Soll ich Ihr Gedicht mal an eine Zeitung senden? Oder wollen Sie das nicht? Ich weiß ja nicht, ob ich darf? Oder die Laune des Redakteurs es wiedersenden könnte, ob Sie es mir entgelten. – Es war gestern glühend, heute beginnt wieder die Glut schon in der Nacht. Es schlägt halb 1 – sehr lange eins und manchmal kommt Jemand vorbei und spielt Handharmonika oder singt ein italienisch Lied. Aber ich weiß bei mir alles erloschen. Ich bin ja nur so feige. Ich weiß wohl genau Bescheid über mich. Ich tu nur so den Nebenmenschen nicht mein Leben bequem zu machen. Ich kann gar nicht [6] erwarten fort zu kommen – wohin auch. Die Welt hat mir wirklich alles vereckelt und vergiftet, die Brocken verstreut auf den Weg, so daß ich nicht mehr finde. Lieber Mill, wollen Sie an eine Freundin von mir schreiben – die nun in Östreich ist, aber ich darf es nicht wissen.

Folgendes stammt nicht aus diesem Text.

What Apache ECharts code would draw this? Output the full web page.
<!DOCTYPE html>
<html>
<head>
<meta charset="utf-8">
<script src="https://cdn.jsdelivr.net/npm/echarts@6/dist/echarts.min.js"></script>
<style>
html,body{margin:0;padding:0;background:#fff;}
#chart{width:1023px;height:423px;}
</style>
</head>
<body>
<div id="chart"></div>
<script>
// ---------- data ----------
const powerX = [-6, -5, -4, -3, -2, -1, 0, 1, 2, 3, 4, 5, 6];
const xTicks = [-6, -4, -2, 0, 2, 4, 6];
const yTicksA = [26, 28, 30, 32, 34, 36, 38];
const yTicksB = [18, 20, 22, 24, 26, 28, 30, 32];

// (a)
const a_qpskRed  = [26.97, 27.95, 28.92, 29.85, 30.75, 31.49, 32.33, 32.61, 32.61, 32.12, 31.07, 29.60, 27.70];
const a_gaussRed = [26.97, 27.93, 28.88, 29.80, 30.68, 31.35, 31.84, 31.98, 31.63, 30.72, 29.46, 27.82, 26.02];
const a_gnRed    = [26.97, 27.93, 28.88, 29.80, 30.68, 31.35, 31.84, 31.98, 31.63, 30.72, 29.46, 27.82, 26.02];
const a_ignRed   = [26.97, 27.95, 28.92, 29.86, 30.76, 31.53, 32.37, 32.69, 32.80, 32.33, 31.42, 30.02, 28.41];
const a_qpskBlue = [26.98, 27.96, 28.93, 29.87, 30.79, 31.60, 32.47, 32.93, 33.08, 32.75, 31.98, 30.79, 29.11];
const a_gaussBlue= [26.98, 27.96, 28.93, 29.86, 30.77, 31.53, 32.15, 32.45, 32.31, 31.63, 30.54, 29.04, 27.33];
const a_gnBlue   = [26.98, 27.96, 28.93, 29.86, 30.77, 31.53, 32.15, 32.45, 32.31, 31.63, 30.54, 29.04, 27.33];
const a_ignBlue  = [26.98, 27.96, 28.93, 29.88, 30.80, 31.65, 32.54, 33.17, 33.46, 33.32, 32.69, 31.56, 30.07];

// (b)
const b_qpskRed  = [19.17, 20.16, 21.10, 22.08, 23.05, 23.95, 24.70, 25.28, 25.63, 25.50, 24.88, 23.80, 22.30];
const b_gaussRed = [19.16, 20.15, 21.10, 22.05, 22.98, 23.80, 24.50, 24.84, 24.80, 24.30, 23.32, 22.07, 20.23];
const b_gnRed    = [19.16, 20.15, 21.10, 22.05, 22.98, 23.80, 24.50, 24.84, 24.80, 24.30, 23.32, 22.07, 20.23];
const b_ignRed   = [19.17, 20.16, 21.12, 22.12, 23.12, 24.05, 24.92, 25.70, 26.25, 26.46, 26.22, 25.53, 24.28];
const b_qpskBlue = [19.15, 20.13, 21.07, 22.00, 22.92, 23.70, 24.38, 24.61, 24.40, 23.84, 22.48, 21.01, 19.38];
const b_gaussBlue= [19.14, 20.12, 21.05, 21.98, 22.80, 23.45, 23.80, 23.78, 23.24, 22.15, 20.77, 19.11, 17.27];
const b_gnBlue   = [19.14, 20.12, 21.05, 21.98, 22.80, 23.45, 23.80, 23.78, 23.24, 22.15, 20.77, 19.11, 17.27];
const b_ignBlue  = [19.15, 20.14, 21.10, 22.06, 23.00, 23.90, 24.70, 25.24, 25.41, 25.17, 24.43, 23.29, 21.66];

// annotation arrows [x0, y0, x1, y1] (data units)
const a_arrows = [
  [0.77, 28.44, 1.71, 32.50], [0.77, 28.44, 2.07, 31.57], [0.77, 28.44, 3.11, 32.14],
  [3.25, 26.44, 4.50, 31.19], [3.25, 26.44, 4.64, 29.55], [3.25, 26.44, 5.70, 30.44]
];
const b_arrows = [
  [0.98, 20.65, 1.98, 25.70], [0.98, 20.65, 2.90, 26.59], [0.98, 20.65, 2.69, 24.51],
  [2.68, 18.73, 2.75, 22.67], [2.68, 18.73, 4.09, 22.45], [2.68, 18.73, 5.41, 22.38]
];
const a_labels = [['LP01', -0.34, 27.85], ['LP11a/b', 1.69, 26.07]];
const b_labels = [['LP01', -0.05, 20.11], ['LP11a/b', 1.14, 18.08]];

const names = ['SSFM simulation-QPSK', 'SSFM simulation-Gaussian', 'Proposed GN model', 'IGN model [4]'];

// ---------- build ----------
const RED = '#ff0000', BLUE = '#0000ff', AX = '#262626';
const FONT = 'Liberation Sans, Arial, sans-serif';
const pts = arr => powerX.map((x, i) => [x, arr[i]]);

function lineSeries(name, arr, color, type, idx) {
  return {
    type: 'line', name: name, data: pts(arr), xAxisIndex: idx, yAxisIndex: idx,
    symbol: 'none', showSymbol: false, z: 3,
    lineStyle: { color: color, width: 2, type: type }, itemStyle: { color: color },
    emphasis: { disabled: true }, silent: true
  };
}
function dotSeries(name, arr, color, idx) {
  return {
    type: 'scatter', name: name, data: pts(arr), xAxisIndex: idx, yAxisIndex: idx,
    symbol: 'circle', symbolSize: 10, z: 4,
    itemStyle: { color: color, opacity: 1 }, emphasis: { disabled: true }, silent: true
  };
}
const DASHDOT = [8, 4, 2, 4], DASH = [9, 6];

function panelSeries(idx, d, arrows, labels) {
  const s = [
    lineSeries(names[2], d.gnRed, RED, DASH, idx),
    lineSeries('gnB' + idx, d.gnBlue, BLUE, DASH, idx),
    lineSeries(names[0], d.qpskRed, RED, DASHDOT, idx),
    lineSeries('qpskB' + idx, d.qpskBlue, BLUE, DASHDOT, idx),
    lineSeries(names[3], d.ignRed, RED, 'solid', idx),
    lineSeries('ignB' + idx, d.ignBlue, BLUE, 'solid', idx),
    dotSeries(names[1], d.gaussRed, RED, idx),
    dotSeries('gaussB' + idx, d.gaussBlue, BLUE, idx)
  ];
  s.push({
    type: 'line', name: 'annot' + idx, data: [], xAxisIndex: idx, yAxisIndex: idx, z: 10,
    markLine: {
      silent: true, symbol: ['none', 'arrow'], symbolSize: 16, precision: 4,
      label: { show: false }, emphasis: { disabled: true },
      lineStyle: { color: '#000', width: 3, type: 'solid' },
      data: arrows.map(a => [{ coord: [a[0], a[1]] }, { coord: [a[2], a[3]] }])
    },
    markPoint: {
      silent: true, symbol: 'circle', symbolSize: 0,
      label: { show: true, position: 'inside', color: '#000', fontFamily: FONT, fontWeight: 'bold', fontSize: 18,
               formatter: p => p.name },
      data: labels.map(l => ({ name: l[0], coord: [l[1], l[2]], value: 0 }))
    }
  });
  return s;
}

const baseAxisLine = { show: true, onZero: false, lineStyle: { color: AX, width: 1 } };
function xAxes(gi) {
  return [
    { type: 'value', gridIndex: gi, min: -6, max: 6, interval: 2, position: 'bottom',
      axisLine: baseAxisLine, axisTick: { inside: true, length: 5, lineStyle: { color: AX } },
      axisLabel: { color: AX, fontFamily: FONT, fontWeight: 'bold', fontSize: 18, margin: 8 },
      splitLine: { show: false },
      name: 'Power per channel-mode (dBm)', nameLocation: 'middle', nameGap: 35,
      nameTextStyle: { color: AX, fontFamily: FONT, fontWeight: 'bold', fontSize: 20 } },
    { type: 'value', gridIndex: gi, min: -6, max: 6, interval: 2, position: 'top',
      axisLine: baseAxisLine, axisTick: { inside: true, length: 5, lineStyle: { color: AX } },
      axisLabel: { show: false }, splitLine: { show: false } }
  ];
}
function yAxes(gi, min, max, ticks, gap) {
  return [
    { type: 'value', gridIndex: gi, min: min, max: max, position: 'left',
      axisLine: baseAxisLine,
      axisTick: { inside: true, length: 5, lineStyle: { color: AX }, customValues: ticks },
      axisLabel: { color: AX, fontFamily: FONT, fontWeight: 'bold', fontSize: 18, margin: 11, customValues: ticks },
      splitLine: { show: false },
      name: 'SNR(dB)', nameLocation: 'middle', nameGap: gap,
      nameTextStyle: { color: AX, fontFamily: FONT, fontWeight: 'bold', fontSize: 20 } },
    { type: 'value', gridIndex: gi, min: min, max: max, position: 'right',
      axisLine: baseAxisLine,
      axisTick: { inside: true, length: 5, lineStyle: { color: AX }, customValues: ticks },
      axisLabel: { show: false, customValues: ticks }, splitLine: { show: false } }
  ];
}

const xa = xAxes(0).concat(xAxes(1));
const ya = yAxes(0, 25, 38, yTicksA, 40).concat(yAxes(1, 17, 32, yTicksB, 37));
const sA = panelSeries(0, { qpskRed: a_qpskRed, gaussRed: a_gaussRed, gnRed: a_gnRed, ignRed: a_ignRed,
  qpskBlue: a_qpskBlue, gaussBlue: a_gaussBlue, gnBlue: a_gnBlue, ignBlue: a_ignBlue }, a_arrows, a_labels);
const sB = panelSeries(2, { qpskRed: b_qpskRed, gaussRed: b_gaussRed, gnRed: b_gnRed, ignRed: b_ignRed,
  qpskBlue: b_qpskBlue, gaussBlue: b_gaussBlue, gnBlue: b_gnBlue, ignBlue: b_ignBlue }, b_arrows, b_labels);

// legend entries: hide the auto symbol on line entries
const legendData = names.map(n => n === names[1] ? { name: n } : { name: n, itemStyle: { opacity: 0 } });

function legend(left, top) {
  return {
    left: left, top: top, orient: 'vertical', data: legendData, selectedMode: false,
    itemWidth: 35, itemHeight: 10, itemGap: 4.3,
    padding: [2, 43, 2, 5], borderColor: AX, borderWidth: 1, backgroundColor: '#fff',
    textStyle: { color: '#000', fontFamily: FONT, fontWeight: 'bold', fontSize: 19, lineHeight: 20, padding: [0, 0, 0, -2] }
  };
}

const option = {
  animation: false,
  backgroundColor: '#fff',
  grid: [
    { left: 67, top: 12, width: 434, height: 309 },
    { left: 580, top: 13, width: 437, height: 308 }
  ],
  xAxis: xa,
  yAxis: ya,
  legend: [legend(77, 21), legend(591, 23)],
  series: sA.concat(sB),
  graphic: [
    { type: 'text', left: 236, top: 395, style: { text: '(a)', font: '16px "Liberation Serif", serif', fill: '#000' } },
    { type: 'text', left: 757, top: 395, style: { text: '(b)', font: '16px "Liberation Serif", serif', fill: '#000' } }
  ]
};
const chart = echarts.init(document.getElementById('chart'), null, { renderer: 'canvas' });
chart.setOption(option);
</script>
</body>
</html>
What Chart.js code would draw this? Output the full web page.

Sie muß mir zusprechen, ich geh sonst flöten. Sie muß kommen – denn ihre Schwester, die auch meine Freundin ist, befindet sich nun bei ihrer Mama, die krank ist – eine Burschenherrlichkeit mit der ich immer heimlich ins Kino am Meer und in Berlin ging. Ich schreibe Ihnen dann die Adresse und ungefähr was Sie schreiben – wenn Sie wollen und gern wollen und ich nicht anspruchsvoll scheine. [7] Mich verblüfft die niedere Situation täglich hier. Manchmal ist es ja nett, es wechselt. Aber ich weiß den meisten nicht zu begegnen und die – mir nicht. Was liegt mir an Geschenke, die sie mir manchmal senden; das macht es nicht. Lieber Mill, der ich so viel in dieser – – Zeit von mir rede! Gestern Abend sprachen wir – eine Dame und ich am Lago noch von Deutschland, aber sehr dünn, ein echter Piepvogel auch die Stimme. Ein Kanarienvogel der trillert. Wie geht es David Frankf. Und von Osiesky ist im Spital – endlich aus dem Konzentrationslager eine Weile. Lesen Sie auch? Und auch Oscar Grüns Journal? Ich lese auch immer. [8] Nun hab ich so hingeträumt – manchmal bin ich eingeschlafen müde. und nun schon 3 Uhr. Es schlägt 1 2 3. Schön nicht wahr? Eine schöne Idee von der Menschheit – eine Turmuhr schlagen zu lassen – einen Kuckuck durch die Welt. Jetzt der zweite Kuckuck 1 2 3 Vielen Dank für alles und sehr Liebes und das Schönste für Sie, Mill

Ihre arme Dichterin in Ascona.

Ich habe ihm vor paar Tagen ins Album 3 hebr. Balladen geschrieben, ein Bild gemalen und ein Grün schön Halstuch für zur Arbeit auf dem Feld im Emek.

Frz Löb soll einladen – ihm für Reise senden. Soll ich ihn anfragen?